The closed under addition is clear (if that's what was meant). But assuming that closed is meant with respect to a closed set, how exactly can one imagine or justify this?
Reference: Phong Q. Nguyen, Brigitte Vallée, The LLL Algorithm - Survey and Applications, 2010
The answer to the question in the title is: closed with respect to the topology on $\mathbb{R}^n$. But let me also give some more explanations, including a proof of the statements above.
There are many equivalent definitions of being closed; in this case, we are in a metric space, so one can characterize closed sets as the sets containing all their limit points. Recall that a limit point is the limit of a sequence in the subset, which is convergent in the metric space.
We say that a set $S\subset\mathbb{R}^n$ is discrete if every point is isolated, i.e. for every $s\in S$, there exists some $r>0$ such that no point of $S\setminus\lbrace s\rbrace$ has distance less than $r$ to $s$. More mathematically, the ball around $s$ with radius $r$ does not intersect $S$ in other points, $B(s,r)\cap S=\lbrace s\rbrace$. Note that $r$ may depend on the choice of $s$.
Now, uniformly discrete means that there exists a "universal" distance $r>0$, such that for every point $s\in S$, $B(s,r)\cap S=\lbrace s\rbrace$. This is a very important distinction, allow me to give an example to show why.
Example. Take the set $N=\lbrace \frac{1}{n}\mid n\in\mathbb{N}\rbrace$. This lives on the real line $\mathbb{R}$, and is clearly discrete, as for every point $\frac{1}{n}$, the closest points are $\frac{1}{n-1}$ and $\frac{1}{n+1}$, but they both have distance more than $\frac{1}{(n+1)^2}$. Now, $N$ has a sequence $\lbrace \frac{1}{n}\rbrace_{n\in \mathbb{N}}$ (this is in fact the entire set $N$), and this sequence is convergent to $0$ in $\mathbb{R}$. However, $0\notin N$, so $N$ is not closed, even though it is discrete.
Let $L$ be a lattice, i.e. a discrete additive subgroup of $\mathbb{R}^n$. Then a priori, it is not necessarily closed, as we just saw in the example that discreteness does not ensure closedness. But the group structure does in fact ensure uniform discreteness (this is statement 1), and that implies closedness (statement 2). Let us prove these.

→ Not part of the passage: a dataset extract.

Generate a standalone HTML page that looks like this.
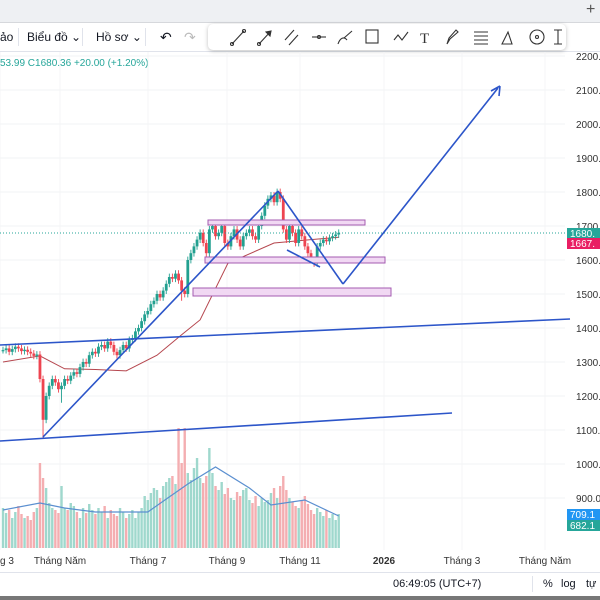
<!DOCTYPE html>
<html><head><meta charset="utf-8"><style>
body{margin:0;width:600px;height:600px;overflow:hidden;background:#fff;font-family:"Liberation Sans","Noto Sans CJK SC",sans-serif;position:relative}
.abs{position:absolute}
.tb{font-size:12px;color:#131722}
</style></head><body>
<div class="abs" style="left:0;top:0;width:600px;height:22px;background:#eef0f3;border-bottom:1px solid #d6d8dc"></div>
<div class="abs" style="left:586px;top:1px;font-size:16px;color:#555">+</div>
<div class="abs" style="left:0;top:23px;width:600px;height:28px;background:#fff;border-bottom:1px solid #e0e3eb"></div>
<div class="abs tb" style="left:0;top:30px">ảo</div>
<div class="abs" style="left:18px;top:28px;width:1px;height:18px;background:#e0e3eb"></div>
<div class="abs tb" style="left:27px;top:30px">Biểu đồ ⌄</div>
<div class="abs" style="left:82px;top:28px;width:1px;height:18px;background:#e0e3eb"></div>
<div class="abs tb" style="left:96px;top:30px">Hồ sơ ⌄</div>
<div class="abs" style="left:145px;top:28px;width:1px;height:18px;background:#e0e3eb"></div>
<div class="abs tb" style="left:160px;top:29px;font-size:14px">↶</div>
<div class="abs tb" style="left:184px;top:29px;font-size:14px;color:#bbb">↷</div>
<div class="abs" style="left:208px;top:24px;width:358px;height:26px;background:#fff;border-radius:5px;box-shadow:0 1px 4px rgba(0,0,0,.25)">
<svg width="358" height="26" stroke="#333" fill="none" stroke-width="1.1">
<g><line x1="24" y1="20" x2="36" y2="7"/><circle cx="24" cy="20" r="1.5"/><circle cx="36" cy="7" r="1.5"/></g>
<g><line x1="51" y1="20" x2="63" y2="7"/><circle cx="51" cy="20" r="1.5"/><path d="M63 7l-5 1 4 4z" fill="#333"/></g>
<g><line x1="77" y1="16" x2="86" y2="6"/><line x1="81" y1="21" x2="90" y2="11"/></g>
<g><line x1="104" y1="13" x2="118" y2="13"/><circle cx="111" cy="13" r="1.5"/></g>
<g><path d="M130 20c2-6 6-8 9-4M136 14l8-7"/></g>
<g><rect x="158" y="6" width="12" height="13"/></g>
<g><path d="M186 16l4-5 4 5 6-8"/></g>
<g><text x="212" y="19" font-size="15" fill="#333" stroke="none" font-family="Liberation Serif">T</text></g>
<g><path d="M239 20l2-6 7-8 2 2-8 7z"/></g>
<g><path d="M266 8h14M266 12h14M266 16h14M266 20h14"/></g>
<g><path d="M294 20l6-12 4 12z"/></g>
<g><circle cx="329" cy="13" r="7"/><circle cx="329" cy="13" r="1.5"/></g>
<g><path d="M346 6h8M350 6v14M346 20h8"/></g>
</svg></div>
<div class="abs" style="left:0;top:58px;font-size:10px;color:#26a69a">53.99 C1680.36 +20.00 (+1.20%)</div>
<svg class="abs" style="left:0;top:0" width="600" height="600" id="chart"></svg>
<div class="abs" style="left:0;top:572px;width:600px;height:24px;border-top:1px solid #e0e3eb;background:#fff"></div>
<div class="abs tb" style="left:393px;top:578px;font-size:11px">06:49:05 (UTC+7)</div>
<div class="abs" style="left:532px;top:576px;width:1px;height:16px;background:#e0e3eb"></div>
<div class="abs tb" style="left:543px;top:578px;font-size:11px">%</div>
<div class="abs tb" style="left:561px;top:578px;font-size:11px">log</div>
<div class="abs tb" style="left:586px;top:578px;font-size:11px">tự</div>
<div class="abs" style="left:0;top:596px;width:600px;height:4px;background:#777"></div>
<script>
const closes=[1335,1340,1330,1338,1345,1340,1332,1336,1330,1325,1318,1322,1250,1130,1200,1230,1250,1240,1220,1230,1250,1245,1260,1270,1265,1285,1300,1295,1320,1330,1325,1345,1350,1340,1360,1350,1330,1320,1335,1350,1340,1365,1370,1390,1400,1420,1440,1450,1470,1480,1500,1490,1510,1530,1550,1545,1560,1540,1510,1500,1600,1620,1640,1660,1680,1650,1620,1690,1700,1670,1680,1700,1650,1640,1670,1690,1660,1640,1670,1680,1690,1670,1660,1700,1730,1760,1780,1790,1770,1800,1780,1690,1660,1700,1680,1650,1690,1670,1640,1620,1600,1590,1640,1650,1660,1655,1665,1670,1675,1680];
const lowSpikes={13:1075,19:1180,58:1480};
const volumes=[40,35,38,30,36,42,34,30,32,28,36,40,85,70,60,45,40,38,35,62,40,38,45,42,36,30,40,35,44,38,34,40,36,42,30,38,34,32,40,36,30,34,38,30,36,40,52,48,55,60,58,50,62,66,70,72,64,120,85,120,75,68,80,90,70,65,72,100,75,62,58,66,54,60,50,48,56,52,58,60,48,45,52,42,50,46,48,55,60,50,62,72,58,50,46,42,40,48,52,44,38,34,40,36,32,38,30,34,28,34];
const maPoints=[[0,1300],[12,1318],[20,1280],[30,1278],[40,1274],[50,1320],[58,1380],[64,1424],[73,1590],[88,1650],[100,1660],[109,1667]];
const volMaPoints=[[0,38],[12,45],[20,40],[30,36],[47,36],[60,64],[69,81],[80,60],[87,43],[98,48],[109,32]];
const priceTicks=[2200,2100,2000,1900,1800,1700,1600,1500,1400,1300,1200,1100,1000,900];
const monthLabels=[["g 3",0],["Tháng Năm",60],["Tháng 7",148],["Tháng 9",227],["Tháng 11",300],["2026",384],["Tháng 3",462],["Tháng Năm",545]];
const NS="http://www.w3.org/2000/svg",svg=document.getElementById('chart');
const y=p=>192+(1800-p)*0.34, x=i=>3+i*3.08, vy=v=>548-v;
function el(t,a,name){const e=document.createElementNS(NS,t);for(const k in a)e.setAttribute(k,a[k]);


svg.appendChild(e);return e;}
priceTicks.forEach(p=>{el('line',{x1:0,x2:565,y1:y(p),y2:y(p),stroke:'#f2f3f5'},'grid-line');
const t=el('text',{x:576,y:y(p)+4,'font-size':10,fill:'#333'},'y-tick-label');t.textContent=p.toFixed(1);});
monthLabels.forEach(m=>{el('line',{x1:m[1],x2:m[1],y1:52,y2:550,stroke:'#f4f5f7'},'v-grid-line');
const t=el('text',{x:m[1],y:564,'font-size':10,fill:'#333','text-anchor':m[0]=="g 3"?'start':'middle','font-weight':m[0]=='2026'?'bold':'normal'},'x-tick-label');t.textContent=m[0];});
volumes.forEach((v,i)=>{const up=closes[i]>=(i?closes[i-1]:closes[i]);
el('rect',{x:x(i)-1.2,y:vy(v),width:2.4,height:v,fill:up?'#9fd8cd':'#f4aeb1'},'volume-bar');});
el('polyline',{points:volMaPoints.map(p=>x(p[0])+','+vy(p[1])).join(' '),fill:'none',stroke:'#5b8fd0','stroke-width':1.2},'volume-ma-line');
el('polyline',{points:maPoints.map(p=>x(p[0])+','+y(p[1])).join(' '),fill:'none',stroke:'#b5464e','stroke-width':1},'moving-average-line');
closes.forEach((c,i)=>{const o=i?closes[i-1]:c,up=c>=o,col=up?'#22a090':'#ee4450';
const hi=Math.max(o,c)+10,lo=lowSpikes[i]||Math.min(o,c)-10;
el('line',{x1:x(i),x2:x(i),y1:y(hi),y2:y(lo),stroke:col,'stroke-width':0.9},'candle-wick');
el('rect',{x:x(i)-1.4,y:y(Math.max(o,c)),width:2.8,height:Math.max(1.2,Math.abs(o-c)*0.34),fill:col},'candle-body');});
[[208,220,157,5],[205,257,180,6],[193,288,198,8]].forEach(r=>el('rect',{x:r[0],y:r[1],width:r[2],height:r[3],fill:'#f1d8f3',stroke:'#a45bb0','stroke-width':1},'support-zone'));
el('line',{x1:0,x2:565,y1:233,y2:233,stroke:'#26a69a','stroke-dasharray':'1 2'},'last-price-line');
const B='#2c55c9';
[[0,345,570,319],[0,441,452,413],[43,437,278,191],[278,191,343,284],[343,284,498,88],[287,250,320,267]].forEach(l=>el('line',{x1:l[0],y1:l[1],x2:l[2],y2:l[3],stroke:B,'stroke-width':1.6},'trend-line'));
el('path',{d:'M500 86l-1 10M500 86l-9 5',stroke:B,'stroke-width':1.6,fill:'none'},'arrow-head');
[[228,'#26a69a','1680.'],[238,'#e91e63','1667.'],[509,'#2196f3','709.1'],[520,'#26a69a','682.1']].forEach(b=>{
el('rect',{x:567,y:b[0],width:33,height:11,fill:b[1]},'price-badge');
const t=el('text',{x:570,y:b[0]+9,'font-size':10,fill:'#fff'},'price-badge-label');t.textContent=b[2];});
</script>
</body></html>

We need a further fact, which is that addition in $\mathbb{R}^n$ is an isometry, i.e. it preserves the distance. Mathematically, $d(x,y) = d(z+x,z+y)$ for any $x,y,z\in\mathbb{R}^n$. This is easily proven by recalling $d(x,y)=||x-y||$. Now, as $L$ is an additive subgroup, $0\in L$. By discreteness, we have some $r>0$ such that $B(0,r)\cap L=\lbrace 0\rbrace$. Let $s\in L$, and take any point $t\in L\setminus\lbrace s\rbrace$. We see that $$d(s,t)=d(s-s,t-s)=d(0,t-s) \geq r.$$ Here we are critically using that $L$ is an additive subgroup, such that $t-s\in L$, so that the discreteness bound can be applied. This means no point in $L$ has distance less than $r$ to $s$, so $B(s,r)\cap L=\lbrace s\rbrace$. Thus, the $r$ we got from $0$ actually works universally, and so $L$ is uniformly discrete.
Let us do this in general, i.e. let $S\subset \mathbb{R}^n$ be any uniformly discrete space. Take any sequence $\lbrace a_n\rbrace_n\subset S$, which is convergent in $\mathbb{R}^n$. Then by definition, for any $r>0$ there exists $K\in\mathbb{N}$ such that for all $n,m>K$, $d(a_n,a_m)<r$. Picking the $r$ from the uniform discreteness of $S$, we get some $K$ such that the sequence satisfies the above property. But as $B(a_n,r)\cap S=\lbrace a_n\rbrace$, we see that all the following elements of the sequence must be $a_n$, i.e. the sequence is constant from some point on. Then its limit point is the constant point $a_n$, which lies in $S$. Thus $S$ contains all its limit points, and so it is closed.